As a response to the six-year-old’s allergies, Holy Name of Jesus Catholic Elementary school in Hamilton did take some steps – instituting a no-cheese pizza day, suspending the milk program for a time in the fall and sending a letter home to inform parents.
But it wasn’t enough, says Lynne Glover, whose daughter has experienced nine incidents of anaphylactic shock.
Glover told the CBC that her daughter, Elodie, was surrounded by egg and milk products almost daily – because of the lunches her classmates brought to school.
“It’s terrifying. Any parent with a food-allergic child knows the feeling,” she said. “If a child showed up with a peanut butter sandwich, they wouldn’t be allowed to sit in the classroom and eat it. If somebody showed up to Elodie’s classroom with a cheese sandwich, then they just sat at their desk and ate it.”
According to the Hamilton-Wentworth Catholic District School Board’s official policy, the school can’t “guarantee” an environment free of allergens, but will make “every reasonable effort” to prevent exposure. Students with allergies are also meant to have an individual emergency plan in the event of a serious reaction.
But what counts as a “ reasonable effort?” Glover is not the first parent to put that question to the legal test.
Last August, a Michigan family filed a lawsuit with a U.S. federal court arguing their son’s peanut allergy made him the subject of bullying from students who blamed him for “treat” restrictions in class, and teachers who singled him out as the reason behind the rules. (The school has denied the allegations.)

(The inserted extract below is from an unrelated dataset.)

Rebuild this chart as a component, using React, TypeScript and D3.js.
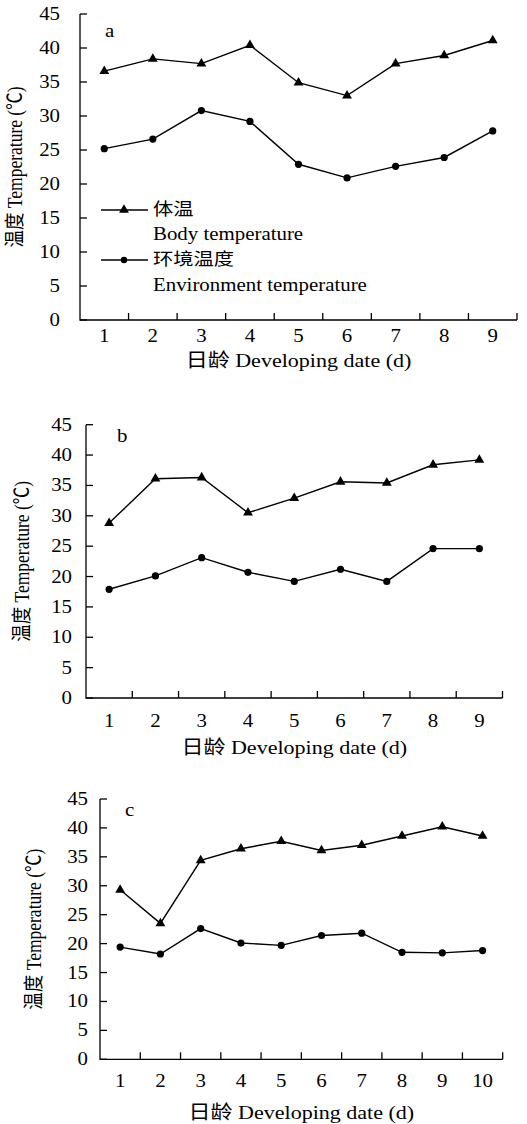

A month earlier, also in Michigan, an appeals court decision dismissed a lawsuit from a parent arguing that she shouldn’t have to comply with a nut-free policy implemented at her child’s school to protect another student with serious allergies. According to that decision, the mother had informed the school that because of the “conflicting needs of my own child,” she would not comply with the ban, alleging it violating hr own child’s civil rights. The court ruled that the the school’s policy had not been shown to be “arbitrary and therefore irrational.”
In 2006, a Vancouver area mom filed a discrimination suit against a child-care centre that she claimed had refused to accept her six-year-old son because he has a peanut allergy. (The centre denied the allegations.)
The Hamilon-area case is also sparking debate. Lenore Skenazy, the author of the book Free Range Kids, argues on her blog that as a society, instead of defending civil rights for “whole groups,” we are pushing for individual rights, “no matter the cost to public good. …
“I’m sure if my kid were deathly allergic, I would be a wreck,” she writes, “Even so, I’m pretty positive I would not expect a whole school to stop serving milk and eggs – two staples – just for my child’s sake.”
In October, Glover pulled her daughter from school. “It was just anxiety,” her mother said. “It was fear.”
Her lawsuit is an attempt to get a conversation going about what steps schools should take in response to cases like her daughter’s. “So this is to make sure that we actual come to the table,” she told the CBC, “and find a solution to this.”